2. Assim que tomou conhecimento da suspeita de desvios de verba pública, em dezembro de 2016, a administração anterior da Reitoria determinou a abertura de sindicância para apurar responsabilidades. O procedimento é conduzido por uma comissão formada por dois professores e uma servidora técnico-administrativa e, por força de lei, corre em sigilo. O prazo para conclusão do trabalho é de 60 dias, prorrogáveis por mais 60. A previsão de término dos trabalhos é meados de abril de 2017.

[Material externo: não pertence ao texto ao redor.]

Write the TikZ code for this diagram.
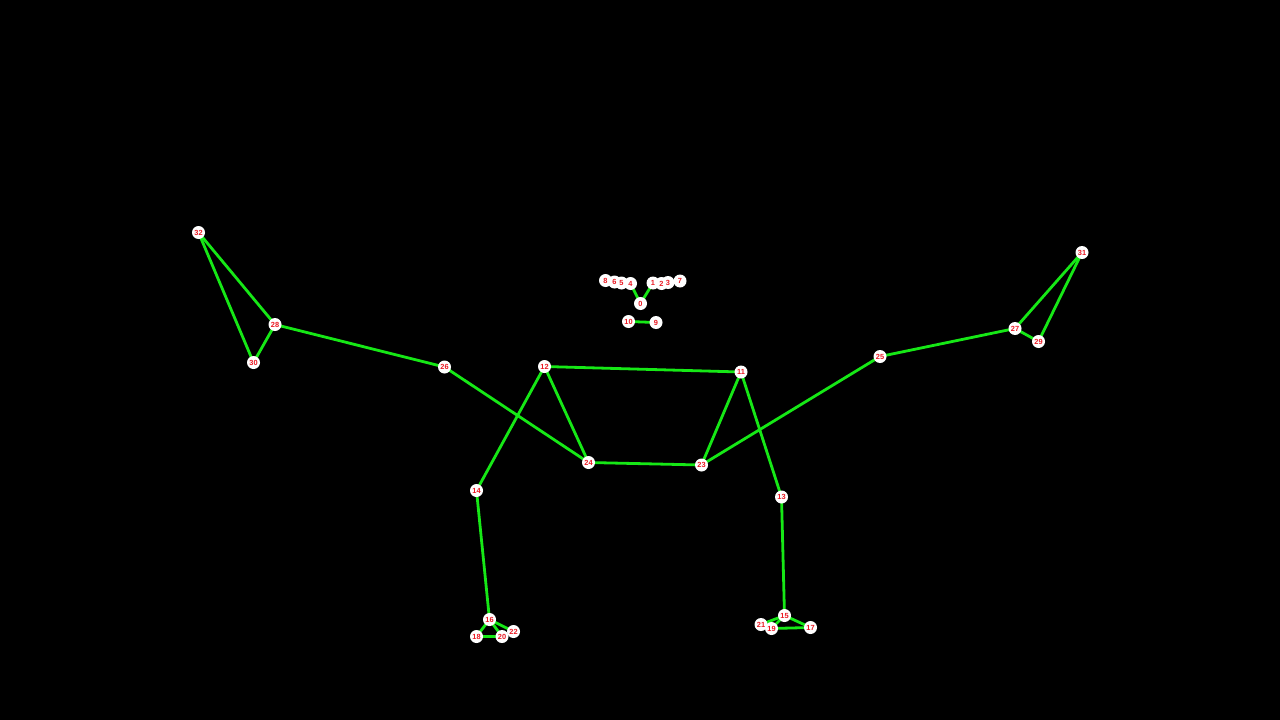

3. As duas servidoras suspeitas de envolvimento no caso já estavam suspensas do exercício de suas atividades funcionais, nos termos da Lei 8112/90, por determinação do atual reitor, Ricardo Marcelo Fonseca.

4. O reitor Ricardo Marcelo Fonseca também já havia determinado, ainda em janeiro, a criação do Comitê de Governança de Bolsas e Auxílios, visando aperfeiçoar os mecanismos de controle sobre esse tipo de pagamento. Também está criada, por meio de portaria, uma comissão para trabalhar no Plano de Transparência e de Dados Abertos da Universidade, instrumento para garantir que a sociedade tenha acesso a todas as informações de caráter público.

5.A Universidade Federal do Paraná tomou todas as providências cabíveis para esclarecer os fatos e responsabilizar os eventuais envolvidos. Com o resultado da investigação, a UFPR solicitará a restituição dos valores ao erário.

6. A gestão do reitor Ricardo Marcelo Fonseca reafirma seu compromisso com a transparência e a ética. Reforça ainda que condena veementemente qualquer prática ilícita e que continuará colaborando com as investigações, tanto no âmbito do Tribunal de Contas da União quanto da Polícia Federal.